MSNBC STAFF AND WIRE REPORTS
WASHINGTON, Oct. 6 — As he prepared for a speech to the nation on the possibility of war with Iraq, President Bush on Sunday got strong support from an unusual source: the top Senate Democrat, Majority Leader Tom Daschle. “I don’t know that we have any other choice” but war if Iraqi President Saddam Hussein doesn’t destroy any weapons of mass destruction he might have, Daschle told NBC’s “Meet the Press.”

“WE’VE GOT to support this effort,” Daschle said of a resolution the president is seeking that would authorize pre-emptive military force against Iraq.
The conciliatory statements did come with a caveat, however, and that was Daschle’s insistence that any resolution limit the rationale for war to the concern over weapons of mass destruction.

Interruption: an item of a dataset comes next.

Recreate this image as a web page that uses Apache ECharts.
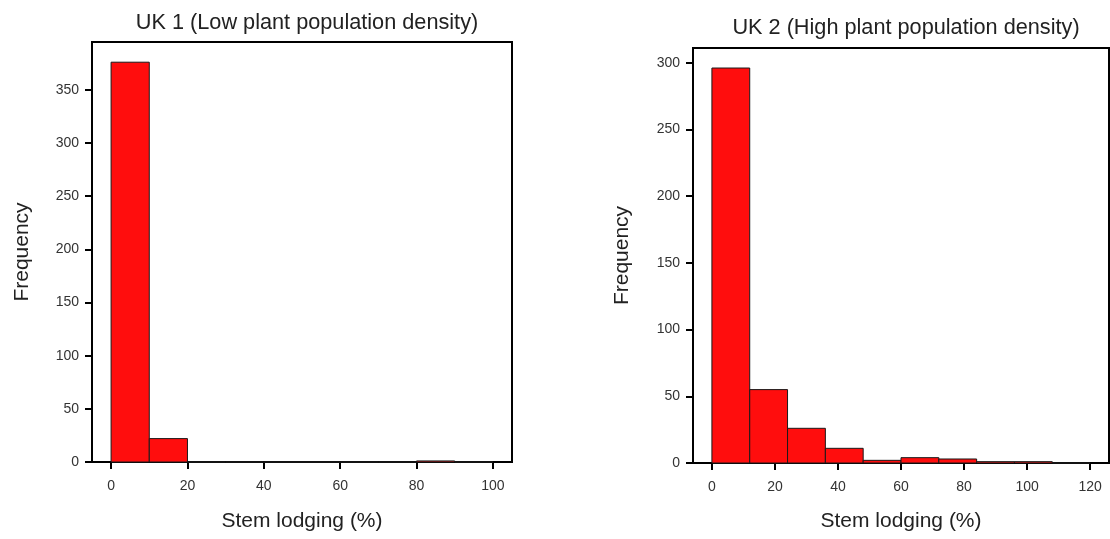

Our “biggest concern,” he said, is to define the purpose in using force, and the United States must “tie it as directly as we can” to U.N. resolutions on weapons of mass destruction.
But Daschle was confident the Senate would pass a resolution this coming week or “shortly thereafter” and that, even if it differed from a House resolution, lawmakers from both sides could draft compromise language “in a matter of hours.”
He predicted the Senate vote would be along the lines of 75 in favor, to 25 against, the war resolution.
Daschle said that while he wasn’t sure that Saddam posed an imminent threat, lawmakers should pass the resolution “to anticipate that it could be imminent.”
He said he was “skeptical” Saddam would ever comply with U.N. resolutions on disarming and stop work on any chemical, biological or nuclear weapons programs Iraq might have developed.
“I don’t know that we have any other choice” but war, he added, if Saddam doesn’t comply.